The first book I read on my current vacation at my cottage is Bill Bryson’s One Summer, subtitled America, 1927. It’s his story about various events in the United States in 1927. I’ve been a fan of his travel writing; my favorite is his book on Australia, In a Sunburned Country, which I read twice after visiting Australia. I also did a favorable review of his At Home: A Short History of Private Life. Here’s one paragraph from that review:

Bryson has pulled off a marvelous feat. He devotes almost every chapter to a room in his Victorian house in England. He then considers why the room is the way it is and what preceded it. In doing so, he produces an important economic history, only some of which will be familiar to economic historians and almost all of which will be unfamiliar to pretty much everyone else. A large percent of it is important, and the reasons are two: (1) you get to pinch yourself, realizing just how wealthy you are; and (2) you get a better understanding than you’ll get from any high-school or college history textbook about the economic progress that made you wealthy. Not surprisingly, given that I’m an economist and Bryson isn’t, I have a few criticisms of places where he misleads by commission or omission. But At Home’s net effect on readers is likely to be a huge increase in understanding and appreciation of how we got to where we are.

Back to One Summer. I highly recommend it. It’s vintage Bryson: interesting, informative, and entertaining. One of my favorite sections is on the eugenics movement of the time, a movement that had attracted some heavy hitters in American public life: more on that in a subsequent post.

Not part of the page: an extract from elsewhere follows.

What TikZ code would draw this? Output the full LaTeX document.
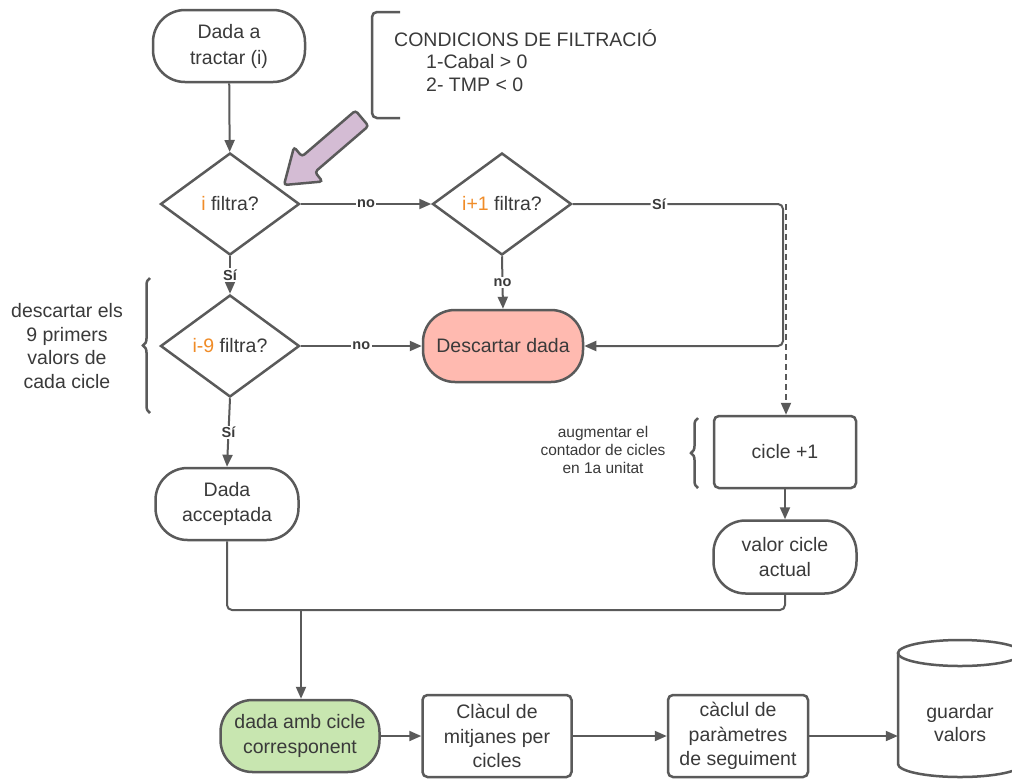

Some of the economics is iffy: hey, he’s a travel writer, not an economist. But here is a beautiful paragraph that give the reader a sense of how well off Americans were in 1927:

To a foreign visitor arriving in America for the first time in 1927, the most striking thing was how staggeringly well-off it was. Americans were the most comfortable people in the world. American homes shone with sleek appliances and consumer durables–refrigerators, radios, telephones, electric fans, electric razors–that would not become standard in other countries for a generation or more. Of the nation’s 26.8 million households, 11 million had a phonograph, 10 million had a car, 17.5 million had a telephone. Every year, America added more new phones (781,000 in 1926) than Britain possessed in total.

He then goes off the rails a little with a mercantilist touch mixed in with his documentation of Americans’ holdings of consumer durables, writing:

Forty-two percent of all that was produced in the world was produced in the United States. America made 80 percent of the world’s movies and 85 percent of its cars. Kansas alone had more cars than France. At a time when gold reserves were the basic marker of national wealth, [DRH note: I trust that Econlog readers will see what’s wrong with this previous clause] America held half the world’s supply, or as much as all the rest of the world put together.